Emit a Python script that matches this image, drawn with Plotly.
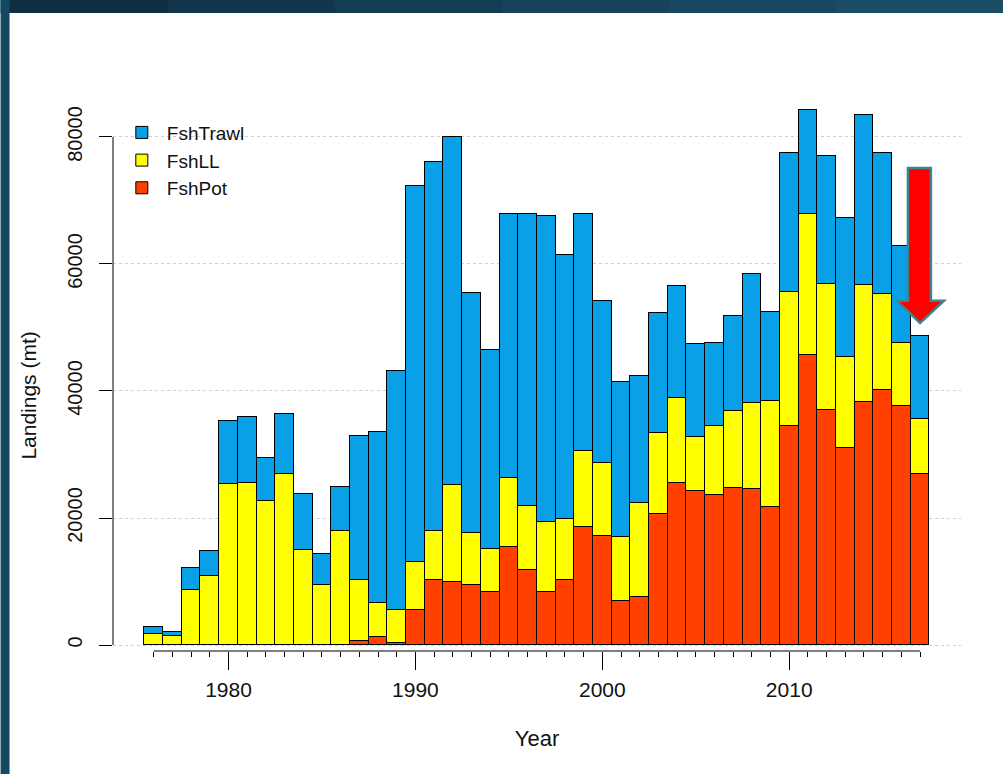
import plotly.graph_objects as go

years = list(range(1976, 2018))

# Landings (mt) by gear
fsh_pot = [0, 0, 0, 0, 0, 0, 0, 0, 0, 0, 0, 560, 1300, 300,
           5500, 10300, 9900, 9500, 8400, 15500, 11800, 8400, 10300, 18600,
           17100, 7000, 7600, 20600, 25500, 24200, 23700, 24800, 24600, 21800,
           34500, 45700, 37000, 31100, 38300, 40200, 37700, 27000]
fsh_ll = [1700, 1400, 8600, 10900, 25400, 25500, 22600, 26900, 14900, 9500, 17900, 9740, 5300, 5200,
          7600, 7600, 15300, 8100, 6700, 10800, 10100, 10900, 9600, 11900,
          11500, 10000, 14700, 12800, 13400, 8600, 10800, 12000, 13500, 16700,
          21100, 22100, 19900, 14300, 18400, 15100, 9800, 8600]
fsh_trawl = [1100, 700, 3500, 3900, 9800, 10400, 6800, 9400, 8900, 4900, 7000, 22600, 27000, 37600,
             59200, 58200, 54800, 37800, 31300, 41500, 45900, 48300, 41500, 37300,
             25500, 24400, 20000, 18900, 17600, 14600, 13100, 15000, 20400, 14000,
             21900, 16400, 20100, 21800, 26700, 22200, 15300, 13100]

y_ticks = [0, 20000, 40000, 60000, 80000]
x_major = [1980, 1990, 2000, 2010]

series = [
    ("FshPot", fsh_pot, "#ff4000"),
    ("FshLL", fsh_ll, "#ffff00"),
    ("FshTrawl", fsh_trawl, "#0aa0e8"),
]

FONT = "Liberation Sans, Arial, sans-serif"

fig = go.Figure()
for name, vals, col in series:
    fig.add_trace(go.Bar(
        x=years, y=vals, name=name, width=1,
        marker=dict(color=col, line=dict(color="black", width=1)),
    ))

# axis lines (R style: only spanning the tick range)
fig.add_shape(type="line", xref="paper", yref="y", x0=0, x1=0, y0=y_ticks[0], y1=y_ticks[-1],
              line=dict(color="black", width=1))
fig.add_shape(type="line", xref="x", yref="paper", x0=years[0], x1=years[-1], y0=0, y1=0,
              line=dict(color="black", width=1))

# red arrow annotation (decoration)
ax_l, ax_r, hx_l, hx_r, tip_x = 2016.35, 2017.58, 2015.76, 2018.28, 2017.0
ay_top, ay_head, ay_tip = 75100, 54200, 50700
arrow_path = (f"M {ax_l},{ay_top} L {ax_r},{ay_top} L {ax_r},{ay_head} L {hx_r},{ay_head} "
              f"L {tip_x},{ay_tip} L {hx_l},{ay_head} L {ax_l},{ay_head} Z")
fig.add_shape(type="path", xref="x", yref="y", path=arrow_path,
              fillcolor="#ff0000", line=dict(color="#3a8792", width=2.5))

# slide frame (dark border top and left), top band darker on the left
band_cols = ["#102e43", "#12364c", "#143d54", "#16435b", "#184861", "#1a4c65"]
x_left, x_right = -0.1326, 1.0495
step = (x_right - x_left) / len(band_cols)
for i, c in enumerate(band_cols):
    fig.add_shape(type="rect", xref="paper", yref="paper",
                  x0=x_left + i * step, x1=x_left + (i + 1) * step + 0.002, y0=1.1373, y1=1.17,
                  fillcolor=c, line=dict(width=0), layer="above")
fig.add_shape(type="rect", xref="paper", yref="paper", x0=-0.1326, x1=-0.1220, y0=-0.23, y1=1.17,
              fillcolor="#134a62", line=dict(width=0), layer="above")

# y-axis title (centred on the 0-80000 axis like the R original)
fig.add_annotation(text="Landings (mt)", xref="paper", yref="y", x=-0.0996, y=39200,
                   xanchor="center", yanchor="middle", textangle=-90, showarrow=False,
                   font=dict(size=21, family=FONT, color="#111111"))

fig.update_layout(
    width=1003, height=774,
    margin=dict(l=112.5, r=42, t=90, b=123),
    paper_bgcolor="white", plot_bgcolor="white",
    barmode="stack", bargap=0,
    font=dict(family=FONT, size=21, color="#111111"),
    showlegend=True,
    legend=dict(x=0.0045, y=0.958, xanchor="left", yanchor="top", traceorder="reversed",
                bgcolor="rgba(0,0,0,0)", font=dict(size=19), itemwidth=40,
                tracegroupgap=0),
    xaxis=dict(
        range=[1973.82, 2019.19], showline=False, showgrid=False, zeroline=False,
        tickmode="array", tickvals=x_major, ticktext=[str(v) for v in x_major],
        ticks="outside", ticklen=18, tickcolor="black", tickwidth=1,
        minor=dict(tickmode="array", tickvals=years, ticks="outside", ticklen=5,
                   tickcolor="black", tickwidth=1, showgrid=False),
        ticklabelstandoff=2,
        tickfont=dict(size=21),
        title=dict(text="Year", font=dict(size=22), standoff=30),
    ),
    yaxis=dict(
        range=[-945, 87400], showline=False, zeroline=False,
        showgrid=True, gridcolor="#cfcfcf", griddash="dot", gridwidth=1,
        tickmode="array", tickvals=y_ticks, ticktext=[str(v) for v in y_ticks],
        ticks="outside", ticklen=13, tickcolor="black", tickwidth=1,
        tickangle=-90, ticklabelstandoff=9,
        tickfont=dict(size=20),
    ),
)

fig.write_html("out.html", config={"displayModeBar": False},
               post_script="document.body.style.margin='0';")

+ + + + + + +

Objective: Restate exactly, please, only the lines between the start of the data and the line containing "years = list(range(1976, 2018))", both ends included, skipping the pictures.

Solution below:
Emit a Python script that matches this image, drawn with Plotly.
import plotly.graph_objects as go

years = list(range(1976, 2018))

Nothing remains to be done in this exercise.